The Catalan independence movement has this Thursday given a show of unity in support of Òmnium Cultural, after the new search of the organisation's headquarters today. The three pro-independence parties, pro-independence associations like ANC, AMI and ACM and the political party CeC have gathered in Barcelona's plaça Sant Jaume to express rejection of the Spanish state's repression and a common front to the new attack.
They were joined by several thousands members of the public calling for unity and the release of the political prisoners.
Today's protest comes after agents from the Civil Guard, Spain's gendarmerie, entered Òmnium's headquarters this morning looking for evidence relating to the organisation and financing of the independence referendum on 1st October last year. Agents also entered the Catalan government palace and held the director general of Communication and Broadcasting, Antoni Molons, who was later released waiting to appear before a judge.
The protest was attended by the current speaker of the Catalan Parliament, Roger Torrent (ERC), and his predecessors Carme Forcadell, Ernest Benach, Núria de Gispert and Joan Rigol. Also present were various JxCat deputies including Elsa Artadi, Eduard Pujol, Quim Torra and Laura Borràs, CUP deputies Carles Riera and Natàlia Sànchez, and CeC representatives like Xavier Domènech and Gerardo Pisarello. Òmnium also received support from the vice-president of the Catalan Naitonal Assembly, Agustí Alcoberro, and the new presidents of Association of Municipalities for Independence (AMI) and Catalan Association of Municipalities (ACM), Josep Maria Cervera, in his first official event in the role, and David Saldoní.

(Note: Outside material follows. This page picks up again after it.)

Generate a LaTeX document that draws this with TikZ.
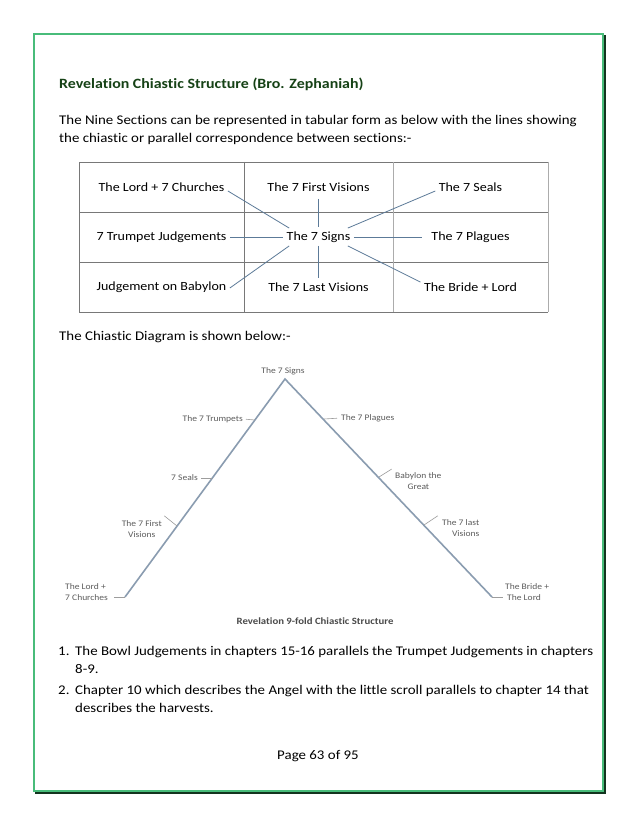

"Let's stop branding each other as cowardly, traitorous and hyperventilating"
During the event, Òmnium's vice-president, Marcel Mauri, denounced the new search of the entity and said that such levels of repression "in the middle of the 21st century should ashame any democrat". Mauri said that Spanish police and justice are looking to blame them. Instead, he said, they are funded by their members and that in their headquarters "they will only find 50 years of work" and "strength in the face of every attack". "If they attack one of us, they attack us all," he said.
Mauri denounced that "persecuting dissidence is called dictatorship" and call for an end to the "persecution of ideas".
Finally, as negotiations continue to invest a new president of Catalonia, he also called for unity and for people to get to work for the conquest of liberty. "The republic only has us, we have to be clear", said Òmnium's vice-president, who called for no one to stop "in the face of the repression and arrests". "Whilst the repression doesn't stop, let's stop branding each other as cowardly, traitorous and hyperventilating," he said.
Calls to unity
Under placards reading "we are all Òmnium", those gathered in Sant Jaume called for the unity of the pro-independence parties and the release of the political prisoners. Among the chants heard were: "Puigdemont, our president", "out occupants of the government palace" and "out Spanish flag".
Before the start of the protest, JxCat deputy Quim Torra denounced the "McCarthyism the state imposes in every response" to its conflict with the independence movement, responses that are "always legal, never political, which is what we want".
On the other hand, ERC's leader in Barcelona, Alfred Bosch, described the searches as "absolutely unacceptable" and warned that "we're becoming a true police state". He asked "why there are still people who don't go out into the streets to protest".
ACM president David Saldoni expressed regret over today's searches and denounced the "repression" of organisations like Òmnium, "trying to cause fear in the face of a democratic outburst like the 1st October", he said in statements to the media.
He was accompanied by Josep Maria Cervera, mayor of Port de la Selva, chosen just hours ago as the new president of AMI. Cervera expressed his regret at his first official appearance in the role being in such "sad" circumstances and also called for an end to the "police repression". "Let's stop solving political problems in the courts, let's sit down, talk, negotiate, you can't persecute the ideas of a whole people".
The event ended with "Els Segadors", the Catalan anthem, and "L'estaca", a song by Lluís Llach heard regularly at pro-independence protests in recent months.